Dr. Dre helps launch college degree program in ‘disruption’

Eric Pfeiffer

Millions of hip-hop fans have been getting a degree in Dr. Dre since the late 1980s. But for a few dedicated students, that will soon be a real thing.

Hip-hop icon Dr. Dre has helped launch a college degree program in “disruption” at the University of Southern California.

The influential rapper, record producer and headphone magnate has made a $70 million donation to USC with longtime music partner Jimmy Iovine.

“The vision and generosity of Jimmy Iovine and Andre Young will profoundly influence the way all of us perceive and experience artistic media. USC provides an extraordinarily rich academic, research and artistic environment,” USC President C.L. Max Nikias said in a statement. “We are committed to encouraging our students to use their intellectual and creative resources to effect change in all segments of society. Our goal is to ensure that the academy is the most collaborative educational program in the world.”

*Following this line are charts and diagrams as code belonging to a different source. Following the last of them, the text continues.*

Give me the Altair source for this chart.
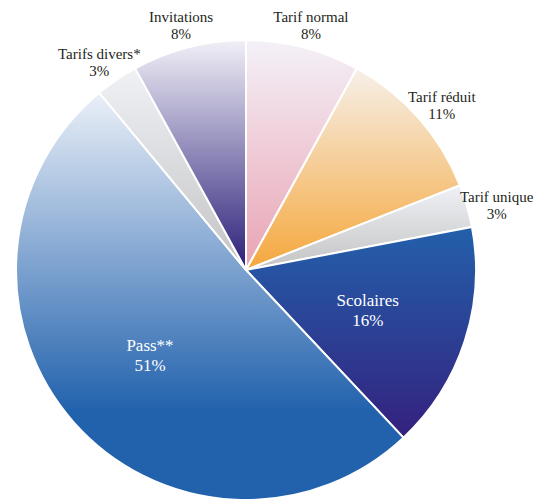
import altair as alt
import pandas as pd

categories = ["Tarif normal", "Tarif réduit", "Tarif unique", "Scolaires", "Pass**", "Tarifs divers*", "Invitations"]
values = [8, 11, 3, 16, 51, 3, 8]
order = list(range(len(categories)))

df = pd.DataFrame({"category": categories, "value": values, "order": order})

gradients = {
    "Tarif normal": [("#f4f1f8", 0), ("#e9a3b3", 1)],
    "Tarif réduit": [("#f6f0e9", 0), ("#f5a73c", 1)],
    "Tarif unique": [("#eff1f5", 0), ("#c3c3c4", 1)],
    "Scolaires": [("#2360ab", 0), ("#34217e", 1)],
    "Pass**": [("#ebf0f8", 0), ("#2262ad", 0.78), ("#2262ad", 1)],
    "Tarifs divers*": [("#eff1f5", 0), ("#c3c3c4", 1)],
    "Invitations": [("#f1f0f7", 0), ("#2a1e78", 1)],
}

CX, CY, R = 238, 262, 230
theta_scale = alt.Scale(domain=[0, 100], range=[0, 6.283185307])

base = alt.Chart(df).transform_window(
    cum="sum(value)", frame=[None, 0], sort=[alt.SortField("order")]
).transform_calculate(
    start="datum.cum - datum.value",
    mid="datum.cum - datum.value / 2",
    label="datum.category + '\\n' + datum.value + '%'",
)

layers = []
for cat in categories:
    grad = alt.Gradient(
        gradient="linear",
        stops=[alt.GradientStop(color=c, offset=o) for c, o in gradients[cat]],
        x1=0, x2=0, y1=0, y2=1,
    )
    layers.append(
        base.transform_filter(alt.datum.category == cat)
        .mark_arc(outerRadius=R, fill=grad, stroke="white", strokeWidth=2)
        .encode(
            theta=alt.Theta("start:Q", scale=theta_scale),
            theta2="cum:Q",
            x=alt.value(CX), y=alt.value(CY),
        )
    )

inner = ["Scolaires", "Pass**"]
outer_labels = (
    base.transform_filter(~alt.FieldOneOfPredicate(field="category", oneOf=inner))
    .mark_text(radius=261, font="Liberation Serif", fontSize=15, lineBreak="\n",
               lineHeight=17, color="#231f20", baseline="middle", align="center")
    .encode(theta=alt.Theta("mid:Q", scale=theta_scale), text="label:N",
            x=alt.value(CX), y=alt.value(CY))
)
inner_labels = (
    base.transform_filter(alt.FieldOneOfPredicate(field="category", oneOf=inner))
    .mark_text(radius=128, dy=-9, font="Liberation Serif", fontSize=17, lineBreak="\n",
               lineHeight=20, color="white", baseline="middle", align="center")
    .encode(theta=alt.Theta("mid:Q", scale=theta_scale), text="label:N",
            x=alt.value(CX), y=alt.value(CY))
)

chart = alt.layer(*layers, outer_labels, inner_labels).properties(
    width=537, height=492, padding=0, autosize="none"
).configure_view(stroke=None)

chart.save("out.html", embed_options={"renderer": "svg", "actions": False})
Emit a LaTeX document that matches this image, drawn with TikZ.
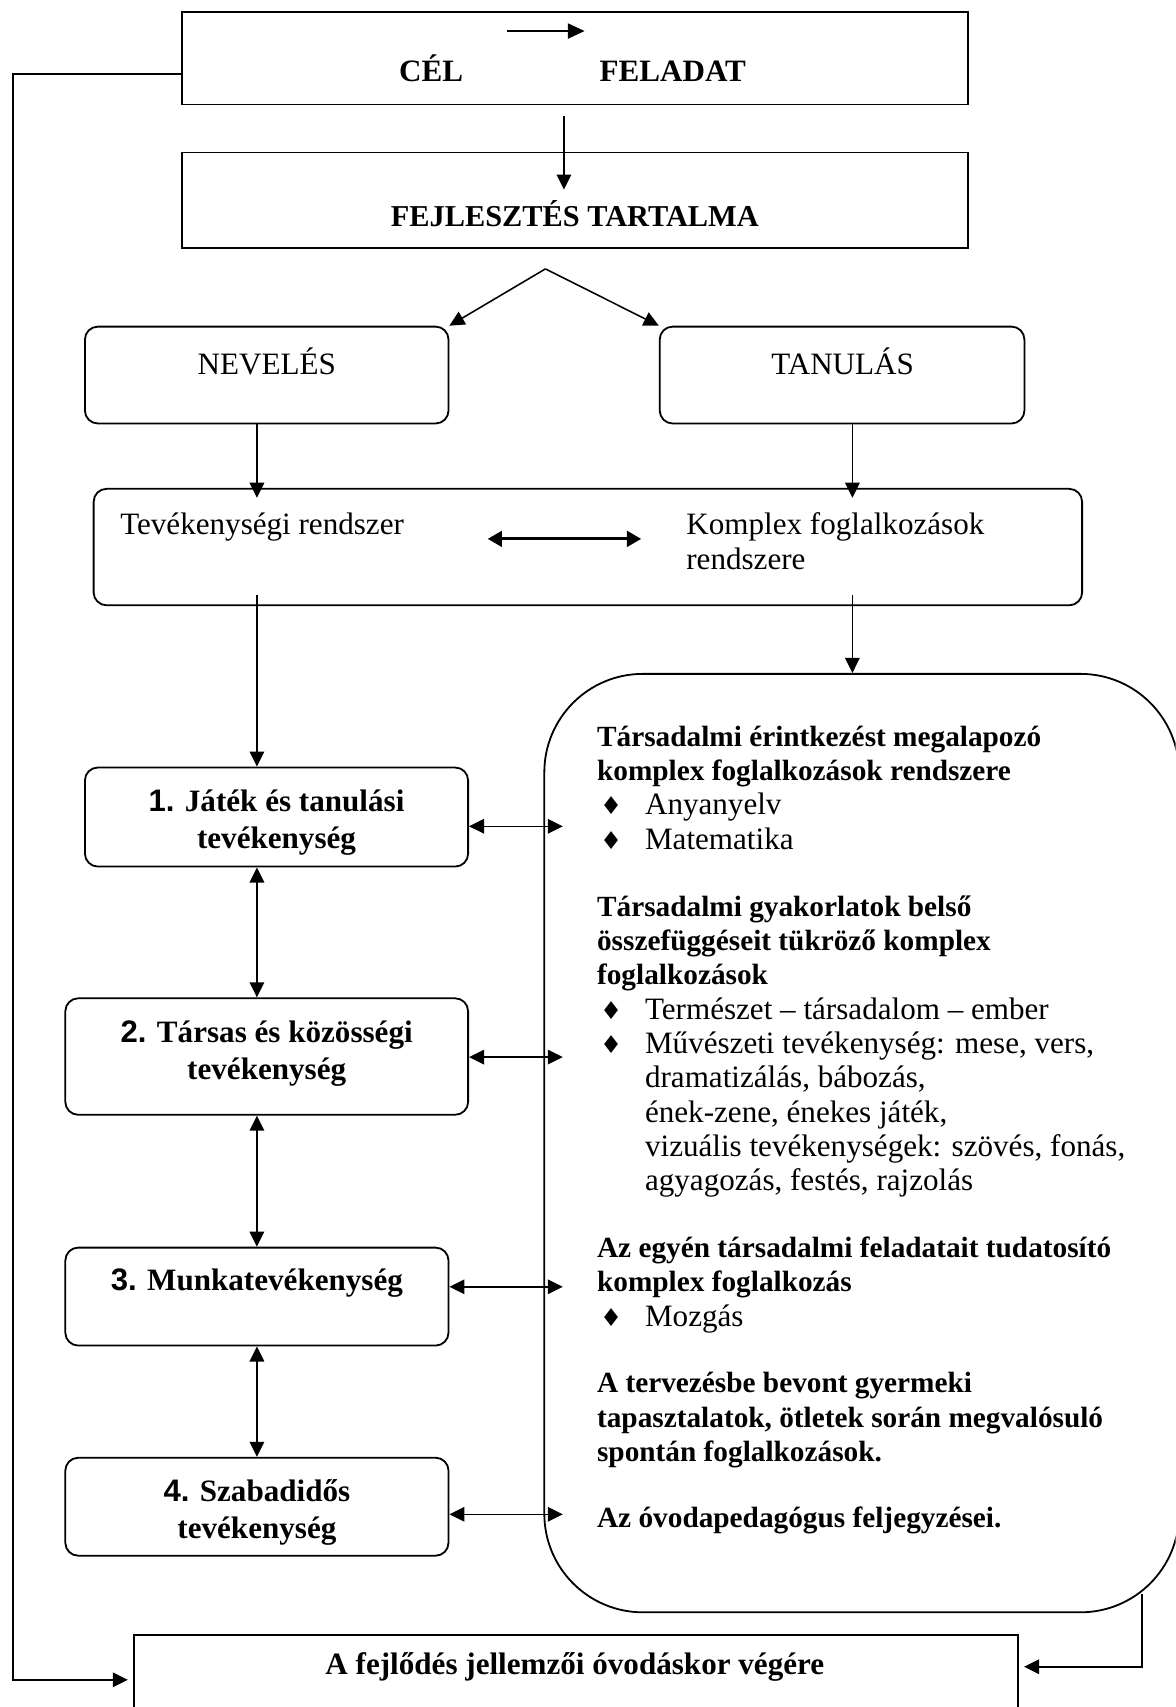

Iovine and Young first announced the donation in May, but now some specific details surrounding the program have emerged. For example, some of the required coursework will include, "Advanced Methods in 2-D and 3-D Visualization," "Creativity," "Design Theory" and "The Entrepreneurial Mindset."

The USC Jimmy Iovine and Andre Young Academy for Arts, Technology and the Business of Innovation will accept 25 students in the fall of 2014 who will be asked to specialize in a broad array of multimedia and creative pursuits. Or, as Valley Wag puts it, “nearly every Silicon Valley buzzword simultaneously.”

More specifically, the program will focus on four core areas of study: “Arts and Entrepreneurship,” “Technology, Design and Marketability,” “Concept and Business Platforms” and “Creating a Prototype.”

“The academy’s core education will create a common, multilingual literacy and fluency across essential disciplines,” said Erica Muhl, inaugural director of the USC Jimmy Iovine and Andre Young Academy
for Arts and dean of the USC Roski School of Fine Arts. “This ‘big picture’ knowledge and skill will equip graduates with a leadership perspective that is unparalleled in an undergraduate degree, and that will be applicable to virtually any industry.”

Of course, Young and Iovine aren’t just throwing their money blindly into higher education with purely altruistic intentions. They’re hoping one of their future students will come up with the next great invention to help bolster the pair’s ever-expanding business empire.